Aim: Leave out the pictures and transcribe everything else exactly.

Data lines:
------------------------------------

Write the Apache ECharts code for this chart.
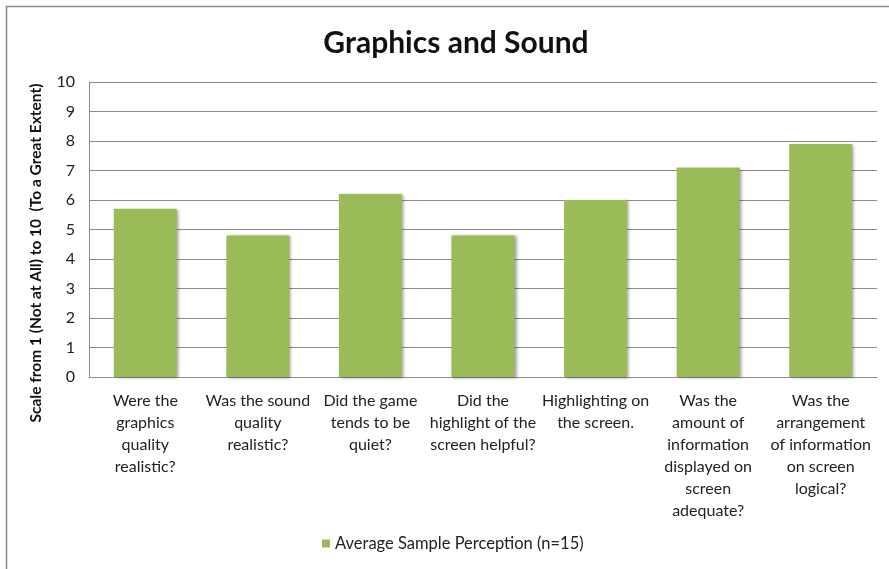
<!DOCTYPE html>
<html>
<head>
<meta charset="utf-8">
<style>
  html, body { margin: 0; padding: 0; background: #fff; }
  #chart { width: 889px; height: 569px; }
</style>
<script src="https://cdn.jsdelivr.net/npm/echarts@6/dist/echarts.min.js"></script>
</head>
<body>
<div id="chart"></div>
<script>
// Survey questions (wrapped as they appear under each bar)
const categories = [
  'Were the\ngraphics\nquality\nrealistic?',
  'Was the sound\nquality\nrealistic?',
  'Did the game\ntends to be\nquiet?',
  'Did the\nhighlight of the\nscreen helpful?',
  'Highlighting on\nthe screen.',
  'Was the\namount of\ninformation\ndisplayed on\nscreen\nadequate?',
  'Was the\narrangement\nof information\non screen\nlogical?'
];

// Average rating per question
const averageScores = [5.7, 4.8, 6.2, 4.8, 6.0, 7.1, 7.9];

const yTicks = [0, 1, 2, 3, 4, 5, 6, 7, 8, 9, 10];

const seriesName = 'Average Sample Perception (n=15)';
const chartTitle = 'Graphics and Sound';
const yAxisTitle = 'Scale from 1 (Not at All) to 10  (To a Great Extent)';

const FONT = 'Lato, "Open Sans", sans-serif';
const chart = echarts.init(document.getElementById('chart'), null, { renderer: 'canvas' });

chart.setOption({
  backgroundColor: '#ffffff',
  animation: false,
  title: {
    text: chartTitle,
    left: 451,
    top: 23,
    textAlign: 'center',
    textStyle: { fontFamily: FONT, fontSize: 30, fontWeight: 'bold', color: '#111' }
  },
  legend: {
    data: [seriesName],
    bottom: 12,
    left: 317,
    itemWidth: 8,
    itemHeight: 8,
    icon: 'rect',
    itemGap: 8,
    textStyle: { fontFamily: FONT, fontSize: 16.5, color: '#222' }
  },
  grid: { left: 89, right: 12, top: 82, bottom: 192, containLabel: false },
  xAxis: {
    type: 'category',
    data: categories,
    axisLine: { show: true, lineStyle: { color: '#8c8c8c', width: 1 } },
    axisTick: { show: false },
    axisLabel: {
      interval: 0,
      margin: 13,
      fontFamily: FONT,
      fontSize: 16,
      lineHeight: 22,
      color: '#222',
      align: 'center'
    }
  },
  yAxis: {
    type: 'value',
    min: yTicks[0],
    max: yTicks[yTicks.length - 1],
    interval: 1,
    axisLine: { show: true, lineStyle: { color: '#8c8c8c', width: 1 } },
    axisTick: { show: false },
    axisLabel: { fontFamily: FONT, fontSize: 16, color: '#222', margin: 14 },
    splitLine: { show: true, lineStyle: { color: '#8c8c8c', width: 1 } }
  },
  series: [{
    name: seriesName,
    type: 'bar',
    data: averageScores,
    barWidth: '56%',
    itemStyle: {
      color: '#9bbb59',
      shadowColor: 'rgba(0,0,0,0.35)',
      shadowBlur: 3,
      shadowOffsetX: 2,
      shadowOffsetY: 1
    }
  }],
  graphic: [
    {
      // vertical axis title
      type: 'text',
      x: 36,
      y: 253,
      rotation: Math.PI / 2,
      silent: true,
      style: {
        text: yAxisTitle,
        fontFamily: FONT,
        fontSize: 15.5,
        fontWeight: 'bold',
        fill: '#111',
        textAlign: 'center',
        textVerticalAlign: 'middle'
      }
    },
    {
      // chart frame
      type: 'rect',
      shape: { x: 6.5, y: 6.5, width: 900, height: 600 },
      style: { fill: 'none', stroke: '#8a8a8a', lineWidth: 1.5 },
      silent: true,
      z: 100
    }
  ]
});
</script>
</body>
</html>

------------------------------------

Exercise result:
Write the Apache ECharts code for this chart.
<!DOCTYPE html>
<html>
<head>
<meta charset="utf-8">
<style>
  html, body { margin: 0; padding: 0; background: #fff; }
  #chart { width: 889px; height: 569px; }
</style>
<script src="https://cdn.jsdelivr.net/npm/echarts@6/dist/echarts.min.js"></script>
</head>
<body>
<div id="chart"></div>
<script>
// Survey questions (wrapped as they appear under each bar)
const categories = [
  'Were the\ngraphics\nquality\nrealistic?',
  'Was the sound\nquality\nrealistic?',
  'Did the game\ntends to be\nquiet?',
  'Did the\nhighlight of the\nscreen helpful?',
  'Highlighting on\nthe screen.',
  'Was the\namount of\ninformation\ndisplayed on\nscreen\nadequate?',
  'Was the\narrangement\nof information\non screen\nlogical?'
];

// Average rating per question
const averageScores = [5.7, 4.8, 6.2, 4.8, 6.0, 7.1, 7.9];

const yTicks = [0, 1, 2, 3, 4, 5, 6, 7, 8, 9, 10];

const seriesName = 'Average Sample Perception (n=15)';
const chartTitle = 'Graphics and Sound';
const yAxisTitle = 'Scale from 1 (Not at All) to 10  (To a Great Extent)';

const FONT = 'Lato, "Open Sans", sans-serif';
const chart = echarts.init(document.getElementById('chart'), null, { renderer: 'canvas' });

chart.setOption({
  backgroundColor: '#ffffff',
  animation: false,
  title: {
    text: chartTitle,
    left: 451,
    top: 23,
    textAlign: 'center',
    textStyle: { fontFamily: FONT, fontSize: 30, fontWeight: 'bold', color: '#111' }
  },
  legend: {
    data: [seriesName],
    bottom: 12,
    left: 317,
    itemWidth: 8,
    itemHeight: 8,
    icon: 'rect',
    itemGap: 8,
    textStyle: { fontFamily: FONT, fontSize: 16.5, color: '#222' }
  },
  grid: { left: 89, right: 12, top: 82, bottom: 192, containLabel: false },
  xAxis: {
    type: 'category',
    data: categories,
    axisLine: { show: true, lineStyle: { color: '#8c8c8c', width: 1 } },
    axisTick: { show: false },
    axisLabel: {
      interval: 0,
      margin: 13,
      fontFamily: FONT,
      fontSize: 16,
      lineHeight: 22,
      color: '#222',
      align: 'center'
    }
  },
  yAxis: {
    type: 'value',
    min: yTicks[0],
    max: yTicks[yTicks.length - 1],
    interval: 1,
    axisLine: { show: true, lineStyle: { color: '#8c8c8c', width: 1 } },
    axisTick: { show: false },
    axisLabel: { fontFamily: FONT, fontSize: 16, color: '#222', margin: 14 },
    splitLine: { show: true, lineStyle: { color: '#8c8c8c', width: 1 } }
  },
  series: [{
    name: seriesName,
    type: 'bar',
    data: averageScores,
    barWidth: '56%',
    itemStyle: {
      color: '#9bbb59',
      shadowColor: 'rgba(0,0,0,0.35)',
      shadowBlur: 3,
      shadowOffsetX: 2,
      shadowOffsetY: 1
    }
  }],
  graphic: [
    {
      // vertical axis title
      type: 'text',
      x: 36,
      y: 253,
      rotation: Math.PI / 2,
      silent: true,
      style: {
        text: yAxisTitle,
        fontFamily: FONT,
        fontSize: 15.5,
        fontWeight: 'bold',
        fill: '#111',
        textAlign: 'center',
        textVerticalAlign: 'middle'
      }
    },
    {
      // chart frame
      type: 'rect',
      shape: { x: 6.5, y: 6.5, width: 900, height: 600 },
      style: { fill: 'none', stroke: '#8a8a8a', lineWidth: 1.5 },
      silent: true,
      z: 100
    }
  ]
});
</script>
</body>
</html>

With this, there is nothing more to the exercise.